Within this context, “hunger lines” – as the media referred to them – began to appear throughout the city of Madrid. Thousands of people would gather each day around different charitable organizations waiting for hours, while maintaining social distancing, for a plate of food or a bag of groceries to take home. Nothing of the sort had been seen in Spain since the post-war period. These organizations, which had already aided 1,050,684 people in 2019 and had delivered 21 million kilograms of food nationwide, began to observe how their demand increased to the point of collapsing their resources. Neighborhoods began self-organizing amidst political inaction while many neighbor associations from the periphery began establishing their own food banks.

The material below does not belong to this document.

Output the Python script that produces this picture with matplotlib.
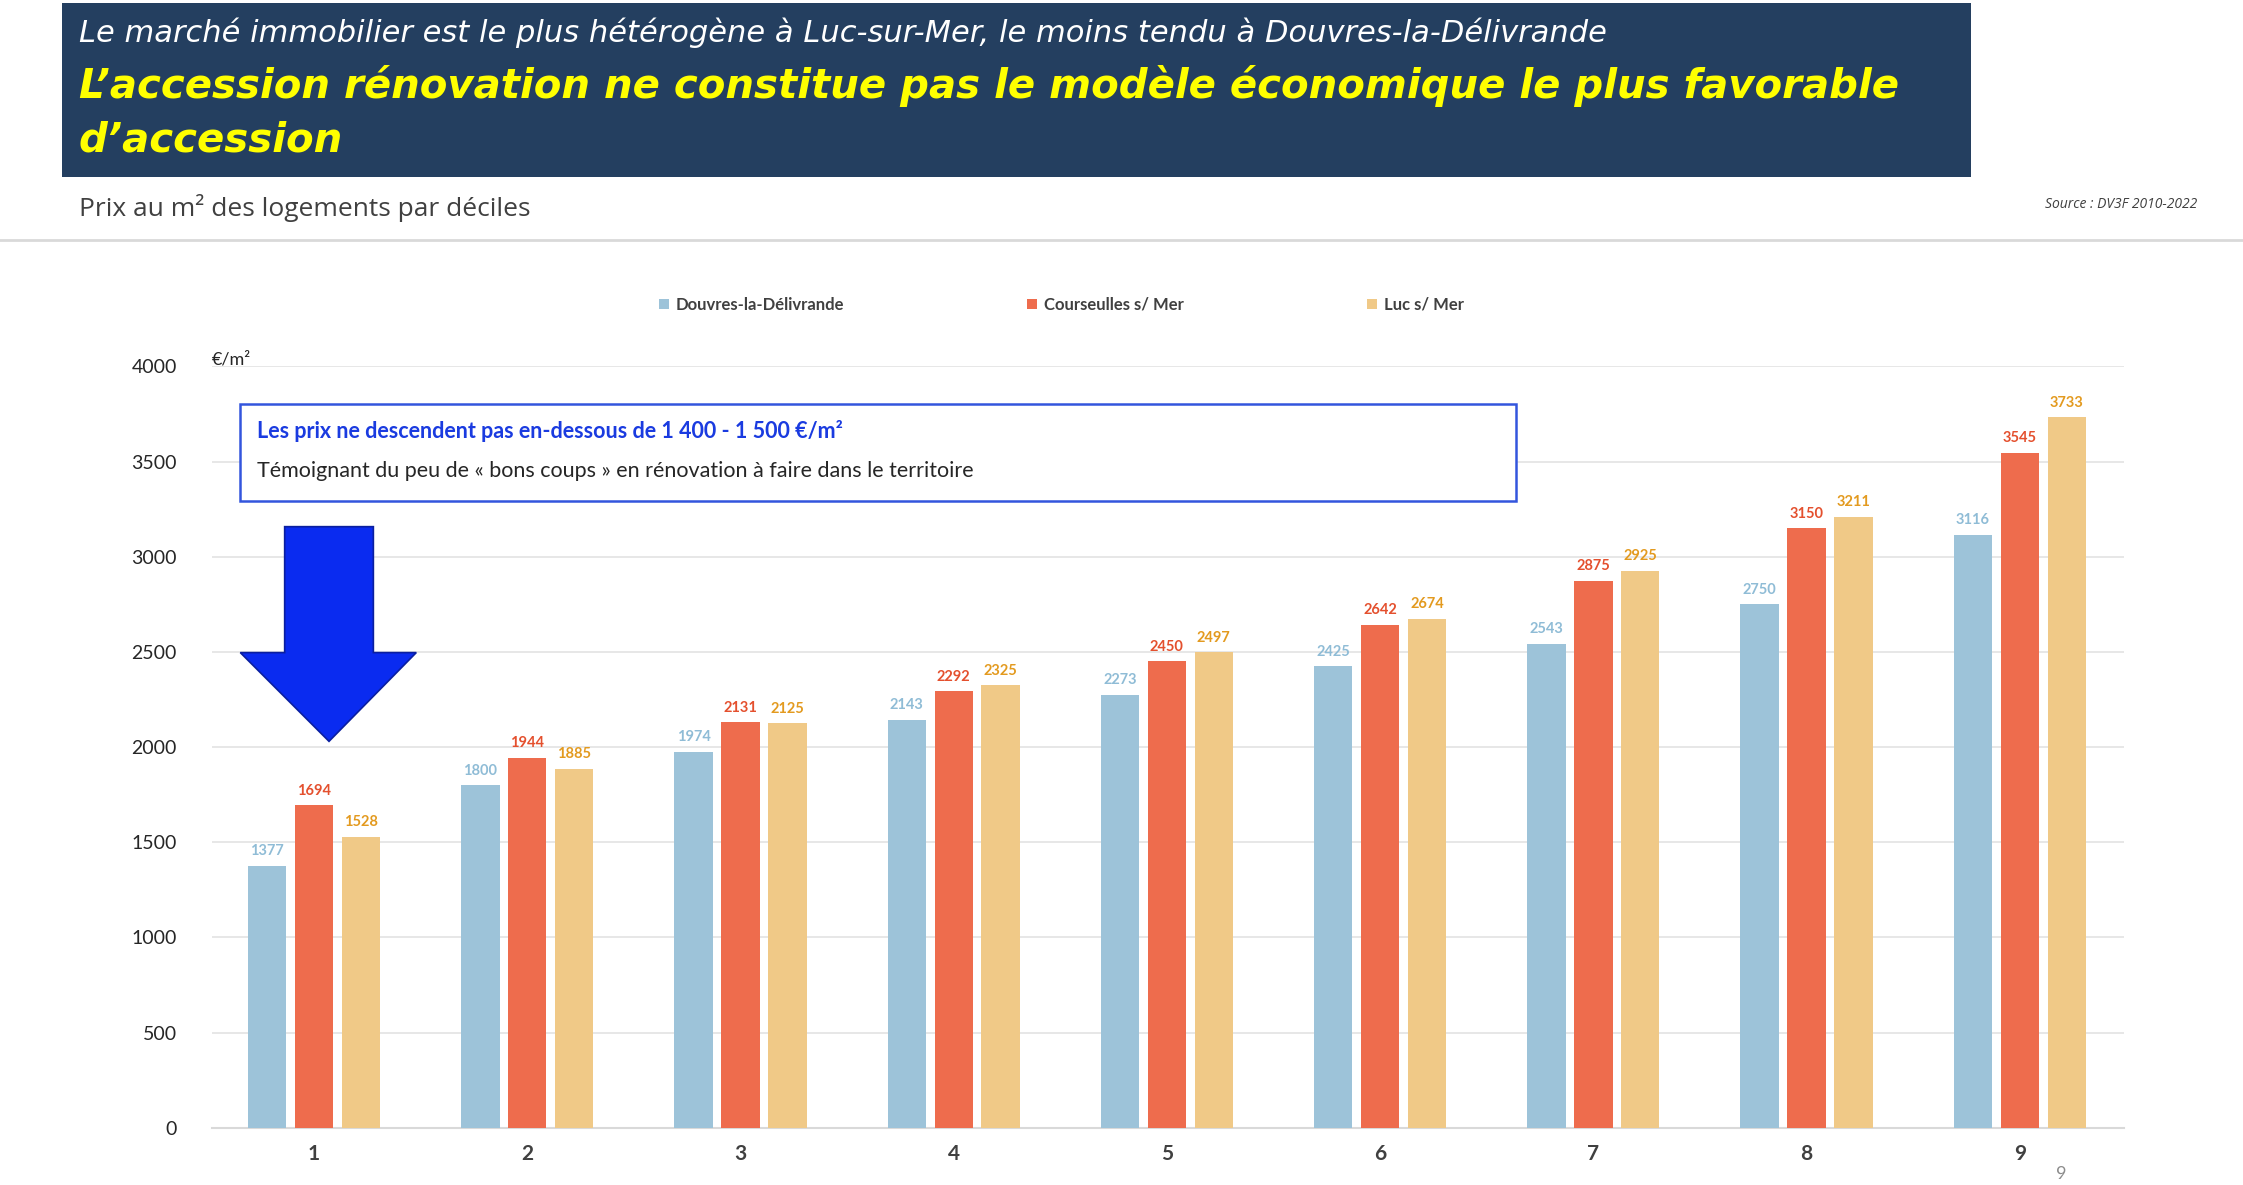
import matplotlib
matplotlib.use("Agg")
import matplotlib.pyplot as plt
import numpy as np
from matplotlib.patches import Rectangle, Polygon

deciles = ["1","2","3","4","5","6","7","8","9"]
douvres = [1377,1800,1974,2143,2273,2425,2543,2750,3116]
courseulles = [1694,1944,2131,2292,2450,2642,2875,3150,3545]
luc = [1528,1885,2125,2325,2497,2674,2925,3211,3733]
series_names = ["Douvres-la-Délivrande","Courseulles s/ Mer","Luc s/ Mer"]
yticks = [0,500,1000,1500,2000,2500,3000,3500,4000]

bar_colors = ["#9DC3D9","#EE6C4D","#F0C987"]
lab_colors = ["#8FBCD6","#E4502E","#E39A1F"]

W,H = 1568,828
def fx(x): return x/W
def fy(y): return 1-y/H

fig = plt.figure(figsize=(22.43,11.85),dpi=100)
fig.patch.set_facecolor("white")

# header
fig.patches.append(Rectangle((fx(43),fy(124)),fx(1378)-fx(43),fy(2)-fy(124),transform=fig.transFigure,facecolor="#243F60",edgecolor="none"))
fig.text(fx(55),fy(23),"Le marché immobilier est le plus hétérogène à Luc-sur-Mer, le moins tendu à Douvres-la-Délivrande",
         color="white",fontsize=22,style="italic",fontfamily="DejaVu Sans",va="center")
fig.text(fx(55),fy(60),"L’accession rénovation ne constitue pas le modèle économique le plus favorable",
         color="#FFFF00",fontsize=29,style="italic",weight="bold",fontfamily="DejaVu Sans",va="center")
fig.text(fx(55),fy(98),"d’accession",
         color="#FFFF00",fontsize=29,style="italic",weight="bold",fontfamily="DejaVu Sans",va="center")
fig.text(fx(55),fy(145),"Prix au m² des logements par déciles",color="#404040",fontsize=19,fontfamily="Open Sans",va="center")
fig.text(fx(1536),fy(143),"Source : DV3F 2010-2022",color="#404040",fontsize=10,style="italic",fontfamily="Open Sans",va="center",ha="right")
fig.lines.append(plt.Line2D([0,1],[fy(168),fy(168)],transform=fig.transFigure,color="#D9D9D9",lw=2))

ax = fig.add_axes([fx(148),fy(788),fx(1485)-fx(148),fy(256)-fy(788)])
x = np.arange(1,len(deciles)+1)
bw,off = 0.18,0.22
for i,(vals,name) in enumerate(zip([douvres,courseulles,luc],series_names)):
    pos = x+(i-1)*off
    ax.bar(pos,vals,bw,color=bar_colors[i],label=name,zorder=3)
    for p,v in zip(pos,vals):
        ax.text(p,v+40,str(v),ha="center",va="bottom",fontsize=10.5,weight="bold",color=lab_colors[i],fontfamily="Lato")
ax.set_xlim(0.52,9.49)
ax.set_ylim(0,4000)
ax.set_yticks(yticks)
ax.set_yticklabels([str(t) for t in yticks],fontsize=14,fontfamily="Lato",color="#262626")
ax.set_xticks(x)
ax.set_xticklabels(deciles,fontsize=15,weight="bold",fontfamily="Lato",color="#404040")
ax.tick_params(length=0,pad=12)
ax.tick_params(axis="y",pad=25)
ax.grid(axis="y",color="#E3E3E3",lw=1.2,zorder=0)
for s in ["top","right","left"]:
    ax.spines[s].set_visible(False)
ax.spines["bottom"].set_color("#D9D9D9")
ax.spines["bottom"].set_linewidth(1.5)

leg = fig.legend(loc="center",bbox_to_anchor=(fx(742),fy(213)),ncol=3,frameon=False,
                 prop={"family":"Lato","weight":"bold","size":12},columnspacing=11,handlelength=0.6,handleheight=0.6,handletextpad=0.4)
for t in leg.get_texts(): t.set_color("#404040")

fig.text(fx(148),fy(251),"€/m²",fontsize=13,fontfamily="Lato",color="#262626",va="center")

# annotation box
fig.patches.append(Rectangle((fx(168),fy(350)),fx(1060)-fx(168),fy(282)-fy(350),transform=fig.transFigure,
                             facecolor="white",edgecolor="#3355DD",lw=1.8,zorder=5))
fig.text(fx(180),fy(301),"Les prix ne descendent pas en-dessous de 1 400 - 1 500 €/m²",color="#1A3BE0",
         fontsize=15.5,weight="bold",fontfamily="Lato",va="center",zorder=6)
fig.text(fx(180),fy(329),"Témoignant du peu de « bons coups » en rénovation à faire dans le territoire",color="#262626",
         fontsize=15.5,fontfamily="Lato",va="center",zorder=6)

# arrow
pts = [(199,368),(261,368),(261,456),(291,456),(230,518),(168,456),(199,456)]
fig.patches.append(Polygon([(fx(a),fy(b)) for a,b in pts],closed=True,transform=fig.transFigure,
                           facecolor="#0A2BF0",edgecolor="#0A1FA0",lw=1.2,zorder=6))

fig.text(fx(1441),fy(820),"9",fontsize=13,color="#8C8C8C",fontfamily="Lato",ha="center",va="center")

fig.savefig("out.png",dpi=100)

Faced with the complete paralysis of cultural activity and the cancellation of all the projects and exhibitions underway, Santiago Sierra’s studio began documenting this historic reality utilizing the formal resources of minimalism, something recurrent in their work. Already, in a prior performance (10 EUROS, PAC Padiglione d’Arte Contemporanea, Milan, Italy, March 2017)serving  a precedent for THE GREAT LINE, Sierra summoned hundreds of people, through the use of flyers and word of mouth, who waited for hours at the doors of PAC creating a great human line in order to receive a payment of 10 Euros.

Sadly, in this case, the invitation was not necessary. Instead it was enough to film the different lines that proliferated throughout the entire city following the same pattern. The result is an overwhelming video, in which very few elements are needed to depict the unease and the disastrous situation the country is still undergoing.